As soon as the airlock equalized, the exterior hatch unlocked and swung open. Pate blinked at the bright sunlight. It was either near sunrise or sunset. Pate would need to figure out his orientation to know for certain. However, the landscape that was spread out before him was not at all what he had been expecting. Instead of virgin fields of grass and saplings, there was a massive pit, dug out and mined, although there were no miners or machinery working there now. This mine was clearly old, long since stripped and abandoned.
The ground where his capsule had landed wasn’t a rocky outcropping like it was supposed to be, either. Instead, he was standing on a well built launchpad. There was evidence that it had been used several times, though how much time had passed between its last launch and Pate’s arrival he couldn’t tell. Not far from the launchpad stood a thin post, anchored into the ground, that held a metal plaque, the sort that historic monuments often had explaining whatever historical events had transpired there. Dreading more and more what he would read there, he strode over to it.
To his surprise, it began with a dedication to him.
In honor of the valiant explorer, Pate Winsly, who volunteered to be the first person to ever set foot upon Icarus V, but for whom it was not to be. His voyage, which would have had him sowing the first crops and mapping out the surrounding environs was made obsolete with the advent of more advanced drives, developed and launched a mere three years later, allowing others to surpass him on their way to Icarus V. The hope was that the planet would prove fruitful and be a thriving world by the time of Pate Winsly’s arrival, but alas, the mineral deposits were not as large as had been hoped. With decades still to go before Pate Winsly’s arrival it was determined that Icarus V would be abandoned. Updates were sent to Pate Winsly’s craft, explaining the situation and expressing our hopes in having a craft there in orbit around Icarus V to which he could dock and join us in whichever part of this new frontier that we have since made our way to.

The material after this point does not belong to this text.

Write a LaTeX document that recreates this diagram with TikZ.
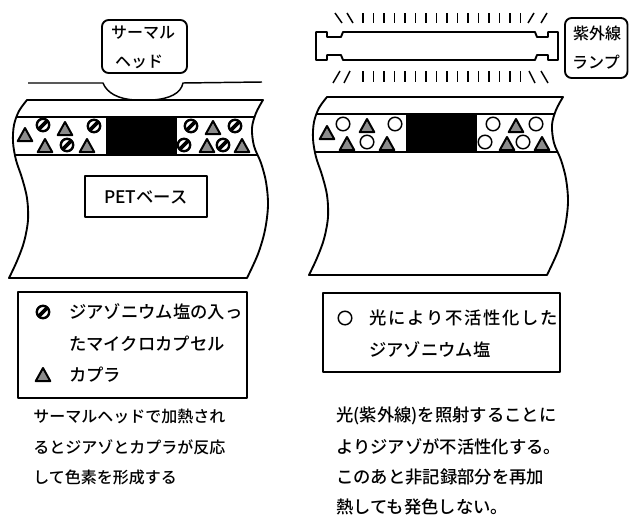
\documentclass[tikz,border=0pt]{standalone}
\usepackage{fontspec}
\setmainfont{Noto Sans CJK JP Medium}
\begin{document}
\begin{tikzpicture}[x=0.75pt,y=-0.75pt,
  thinline/.style={line width=1.1pt, line join=round},
  edge/.style={line width=1.4pt, line join=round},
  ray/.style={line width=1.1pt},
  jp/.style={inner sep=0pt, font=\fontsize{12}{14}\selectfont},
  jpl/.style={inner sep=0pt, anchor=west, font=\fontsize{13}{15}\selectfont},
  capsule/.pic={
    \draw[line width=1.8pt] (0,0) circle (6.2);
    \draw[line width=2.8pt] (-4.3,4.3) -- (4.3,-4.3);
  },
  coupler/.pic={
    \filldraw[fill=black!45, line width=1.5pt, line join=round]
      (0,-7) -- (7.3,6.2) -- (-7.3,6.2) -- cycle;
  },
  deadsalt/.pic={
    \draw[line width=1.1pt] (0,0) circle (6.8);
  }]
\useasboundingbox (0,0) rectangle (629,521);

% outline of a recording sheet (thermal layer on a PET base)
\def\sheetshape{(27,100) -- (263,100)
  -- plot[smooth,tension=0.55] coordinates {(263,100) (256,113) (252,128) (254,146) (261,163) (266,182) (268,205) (265,230) (258,254) (247,278)}
  -- (9,278)
  -- plot[smooth,tension=0.55] coordinates {(9,278) (17,261) (24,242) (28,220) (27,198) (22,178) (16,160) (13,142) (14,125) (19,111) (27,100)}
  -- cycle}

% ---------- left: thermal head ----------
\draw[edge, rounded corners=5pt] (102,20) rectangle (187,73);
\node[jp] (head1) at (143,33) {サーマル};
\node[jp] (head2) at (139,62) {ヘッド};
\draw[thinline] (28,83) -- (103,83) .. controls (107,93) and (118,99) .. (135,100)
  -- (152,100) .. controls (170,99) and (181,93) .. (183,83) -- (262,82);

\begin{scope}
  \clip \sheetshape;
  \draw[thinline] (0,117) -- (300,117);
  \draw[thinline] (0,155) -- (300,155);
  \fill (106,117) rectangle (177,155);
\end{scope}
\draw[edge] \sheetshape;

\pic at (25,135) {coupler};
\pic at (43,125) {capsule};
\pic at (65,129) {coupler};
\pic at (94,126) {capsule};
\pic at (45,146) {coupler};
\pic at (67,145) {capsule};
\pic at (87,146) {coupler};
\pic at (191,126) {capsule};
\pic at (213,128) {coupler};
\pic at (235,126) {capsule};
\pic at (184,145) {capsule};
\pic at (207,146) {coupler};
\pic at (223,145) {capsule};
\pic at (242,146) {coupler};

\draw[thinline] (85,176) rectangle (207,217);
\node[jp, font=\fontsize{13}{15}\selectfont] (pet) at (146,197) {PETベース};

% legend, left
\draw[thinline] (18,292) rectangle (247,398);
\pic at (43,312) {capsule};
\node[jpl] (lg1) at (69,312) {ジアゾニウム塩の入っ};
\node[jpl] (lg2) at (69,344) {たマイクロカプセル};
\pic at (43,375) {coupler};
\node[jpl] (lg3) at (69,375) {カプラ};

\node[jp, anchor=west] (ln1) at (33,416) {サーマルヘッドで加熱され};
\node[jp, anchor=west] (ln2) at (33,447) {るとジアゾとカプラが反応};
\node[jp, anchor=west] (ln3) at (33,477) {して色素を形成する};

% ---------- right: UV lamp ----------
\draw[edge] (316,32) -- (327,32) -- (327,37) -- (341,37) -- (343,32) -- (535,32)
  -- (537,37) -- (548,37) -- (548,32) -- (558,32) -- (558,60) -- (548,60)
  -- (548,55) -- (537,55) -- (535,60) -- (343,60) -- (341,55) -- (327,55)
  -- (327,60) -- (316,60) -- cycle;
\foreach \i in {0,...,15} {
  \draw[ray] ({363+10.5*\i},13) -- ++(0,10);
  \draw[ray] ({363+10.5*\i},71) -- ++(0,11);
}
\draw[ray] (335,13) -- (342,23);
\draw[ray] (347,13) -- (353,23);
\draw[ray] (528,23) -- (534,13);
\draw[ray] (541,23) -- (547,13);
\draw[ray] (333,83) -- (340,71);
\draw[ray] (344,83) -- (350,71);
\draw[ray] (529,71) -- (535,83);
\draw[ray] (541,71) -- (548,83);

\draw[edge, rounded corners=5pt] (565,18) rectangle (627.5,78);
\node[jp] (uv1) at (597,33) {紫外線};
\node[jp] (uv2) at (596,62) {ランプ};

\begin{scope}[shift={(300,-3)}]
  \begin{scope}
    \clip \sheetshape;
    \draw[thinline] (0,117) -- (300,117);
    \draw[thinline] (0,155) -- (300,155);
    \fill (106,117) rectangle (177,155);
  \end{scope}
  \draw[edge] \sheetshape;
\end{scope}

\pic at (327,133) {coupler};
\pic at (343,124) {deadsalt};
\pic at (367,126) {coupler};
\pic at (395,124) {deadsalt};
\pic at (347,144) {coupler};
\pic at (367,142) {deadsalt};
\pic at (387,144) {coupler};
\pic at (493,124) {deadsalt};
\pic at (516,126) {coupler};
\pic at (536,124) {deadsalt};
\pic at (485,142) {deadsalt};
\pic at (507,144) {coupler};
\pic at (523,142) {deadsalt};
\pic at (542,144) {coupler};

% legend, right
\draw[thinline] (323,293) rectangle (560,372);
\pic at (345,318) {deadsalt};
\node[jpl, font=\fontsize{13}{15}\selectfont\addfontfeature{LetterSpace=10}] (lr1) at (369,318) {光により不活性化した};
\node[jpl] (lr2) at (369,350) {ジアゾニウム塩};

\node[jpl] (rn1) at (336,416) {光(紫外線)を照射することに};
\node[jpl] (rn2) at (336,447) {よりジアゾが不活性化する。};
\node[jpl] (rn3) at (336,477) {このあと非記録部分を再加};
\node[jpl] (rn4) at (336,507) {熱しても発色しない。};
\end{tikzpicture}
\end{document}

Pate looked up at the sky. Were they there, somewhere above him in orbit? Had they seen him? It didn’t sound like they would be prepared to come down to the planet’s surface and pick him up, so what would they do? Could they leave and come back with yet another mission to retrieve him?
“I am releasing the seedbots now,” Sysbot chimed through the intercom.
Behind him, Pate heard the panels on the capsule slide away and the droning noise of the seedbots as they took flight. As he looked out over the massive pit mine, he couldn’t help but laugh when the seedbots began to drop their seeds into the pit, still relying off the old topographical scans the first rovers had sent back.
“Hey, Sysbot,” he said into his mic, “go ahead and recall the seedbots and activate the distress beacon.”
“I do not see why we should deviate from the mission parameters,” Sysbot replied although the seedbots did begin to turn back and return to the capsule.
“I know you don’t,” Pate sighed. “I know you don’t.”